Goal:
Return the full material exactly.
-- Source data start --
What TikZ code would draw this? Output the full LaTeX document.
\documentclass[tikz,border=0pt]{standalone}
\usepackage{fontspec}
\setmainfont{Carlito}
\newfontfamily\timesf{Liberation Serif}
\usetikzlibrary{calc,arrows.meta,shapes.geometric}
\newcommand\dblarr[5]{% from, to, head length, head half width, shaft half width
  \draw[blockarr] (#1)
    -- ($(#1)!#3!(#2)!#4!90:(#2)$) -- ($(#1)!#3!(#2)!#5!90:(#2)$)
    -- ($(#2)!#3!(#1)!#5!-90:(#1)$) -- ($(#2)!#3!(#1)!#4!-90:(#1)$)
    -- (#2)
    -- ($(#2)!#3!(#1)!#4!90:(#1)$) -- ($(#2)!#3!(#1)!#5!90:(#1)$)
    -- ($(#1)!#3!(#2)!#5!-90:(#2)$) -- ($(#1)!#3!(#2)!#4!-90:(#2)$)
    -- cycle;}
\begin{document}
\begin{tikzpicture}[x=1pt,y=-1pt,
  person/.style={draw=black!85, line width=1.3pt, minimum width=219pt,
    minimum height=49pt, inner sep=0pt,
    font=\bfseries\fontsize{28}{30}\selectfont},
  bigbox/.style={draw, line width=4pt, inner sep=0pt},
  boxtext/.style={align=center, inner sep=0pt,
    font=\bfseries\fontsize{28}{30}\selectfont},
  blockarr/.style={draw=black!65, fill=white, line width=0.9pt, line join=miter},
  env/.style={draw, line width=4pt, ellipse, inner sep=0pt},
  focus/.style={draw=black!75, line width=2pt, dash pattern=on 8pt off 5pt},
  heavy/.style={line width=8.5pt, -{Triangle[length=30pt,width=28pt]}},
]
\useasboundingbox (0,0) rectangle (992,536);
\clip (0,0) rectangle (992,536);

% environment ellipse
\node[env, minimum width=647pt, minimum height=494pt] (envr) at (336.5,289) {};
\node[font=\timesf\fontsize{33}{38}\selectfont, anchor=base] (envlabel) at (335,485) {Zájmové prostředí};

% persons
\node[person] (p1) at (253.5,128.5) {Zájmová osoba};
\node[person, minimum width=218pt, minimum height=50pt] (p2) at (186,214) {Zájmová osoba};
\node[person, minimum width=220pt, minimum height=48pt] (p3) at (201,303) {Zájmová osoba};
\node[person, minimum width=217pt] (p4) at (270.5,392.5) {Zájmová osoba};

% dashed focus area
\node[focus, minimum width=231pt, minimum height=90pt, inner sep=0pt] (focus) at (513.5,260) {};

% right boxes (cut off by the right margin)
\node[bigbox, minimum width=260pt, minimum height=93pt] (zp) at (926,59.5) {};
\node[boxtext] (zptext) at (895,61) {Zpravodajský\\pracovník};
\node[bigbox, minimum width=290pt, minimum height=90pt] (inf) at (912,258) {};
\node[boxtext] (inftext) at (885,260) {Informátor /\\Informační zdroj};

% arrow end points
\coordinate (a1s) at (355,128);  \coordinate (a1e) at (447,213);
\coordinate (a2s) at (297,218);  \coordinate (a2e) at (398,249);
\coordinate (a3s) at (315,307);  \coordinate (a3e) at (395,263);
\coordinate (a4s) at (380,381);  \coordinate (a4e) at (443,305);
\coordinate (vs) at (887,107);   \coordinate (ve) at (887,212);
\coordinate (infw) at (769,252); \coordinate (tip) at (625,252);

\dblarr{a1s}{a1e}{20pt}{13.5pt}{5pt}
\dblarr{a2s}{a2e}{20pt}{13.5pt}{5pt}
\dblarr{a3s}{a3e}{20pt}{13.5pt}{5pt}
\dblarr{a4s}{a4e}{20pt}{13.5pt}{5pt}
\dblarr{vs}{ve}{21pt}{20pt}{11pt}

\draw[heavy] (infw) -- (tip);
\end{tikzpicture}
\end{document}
-- Source data end --
Response to the exercise:
What TikZ code would draw this? Output the full LaTeX document.
\documentclass[tikz,border=0pt]{standalone}
\usepackage{fontspec}
\setmainfont{Carlito}
\newfontfamily\timesf{Liberation Serif}
\usetikzlibrary{calc,arrows.meta,shapes.geometric}
\newcommand\dblarr[5]{% from, to, head length, head half width, shaft half width
  \draw[blockarr] (#1)
    -- ($(#1)!#3!(#2)!#4!90:(#2)$) -- ($(#1)!#3!(#2)!#5!90:(#2)$)
    -- ($(#2)!#3!(#1)!#5!-90:(#1)$) -- ($(#2)!#3!(#1)!#4!-90:(#1)$)
    -- (#2)
    -- ($(#2)!#3!(#1)!#4!90:(#1)$) -- ($(#2)!#3!(#1)!#5!90:(#1)$)
    -- ($(#1)!#3!(#2)!#5!-90:(#2)$) -- ($(#1)!#3!(#2)!#4!-90:(#2)$)
    -- cycle;}
\begin{document}
\begin{tikzpicture}[x=1pt,y=-1pt,
  person/.style={draw=black!85, line width=1.3pt, minimum width=219pt,
    minimum height=49pt, inner sep=0pt,
    font=\bfseries\fontsize{28}{30}\selectfont},
  bigbox/.style={draw, line width=4pt, inner sep=0pt},
  boxtext/.style={align=center, inner sep=0pt,
    font=\bfseries\fontsize{28}{30}\selectfont},
  blockarr/.style={draw=black!65, fill=white, line width=0.9pt, line join=miter},
  env/.style={draw, line width=4pt, ellipse, inner sep=0pt},
  focus/.style={draw=black!75, line width=2pt, dash pattern=on 8pt off 5pt},
  heavy/.style={line width=8.5pt, -{Triangle[length=30pt,width=28pt]}},
]
\useasboundingbox (0,0) rectangle (992,536);
\clip (0,0) rectangle (992,536);

% environment ellipse
\node[env, minimum width=647pt, minimum height=494pt] (envr) at (336.5,289) {};
\node[font=\timesf\fontsize{33}{38}\selectfont, anchor=base] (envlabel) at (335,485) {Zájmové prostředí};

% persons
\node[person] (p1) at (253.5,128.5) {Zájmová osoba};
\node[person, minimum width=218pt, minimum height=50pt] (p2) at (186,214) {Zájmová osoba};
\node[person, minimum width=220pt, minimum height=48pt] (p3) at (201,303) {Zájmová osoba};
\node[person, minimum width=217pt] (p4) at (270.5,392.5) {Zájmová osoba};

% dashed focus area
\node[focus, minimum width=231pt, minimum height=90pt, inner sep=0pt] (focus) at (513.5,260) {};

% right boxes (cut off by the right margin)
\node[bigbox, minimum width=260pt, minimum height=93pt] (zp) at (926,59.5) {};
\node[boxtext] (zptext) at (895,61) {Zpravodajský\\pracovník};
\node[bigbox, minimum width=290pt, minimum height=90pt] (inf) at (912,258) {};
\node[boxtext] (inftext) at (885,260) {Informátor /\\Informační zdroj};

% arrow end points
\coordinate (a1s) at (355,128);  \coordinate (a1e) at (447,213);
\coordinate (a2s) at (297,218);  \coordinate (a2e) at (398,249);
\coordinate (a3s) at (315,307);  \coordinate (a3e) at (395,263);
\coordinate (a4s) at (380,381);  \coordinate (a4e) at (443,305);
\coordinate (vs) at (887,107);   \coordinate (ve) at (887,212);
\coordinate (infw) at (769,252); \coordinate (tip) at (625,252);

\dblarr{a1s}{a1e}{20pt}{13.5pt}{5pt}
\dblarr{a2s}{a2e}{20pt}{13.5pt}{5pt}
\dblarr{a3s}{a3e}{20pt}{13.5pt}{5pt}
\dblarr{a4s}{a4e}{20pt}{13.5pt}{5pt}
\dblarr{vs}{ve}{21pt}{20pt}{11pt}

\draw[heavy] (infw) -- (tip);
\end{tikzpicture}
\end{document}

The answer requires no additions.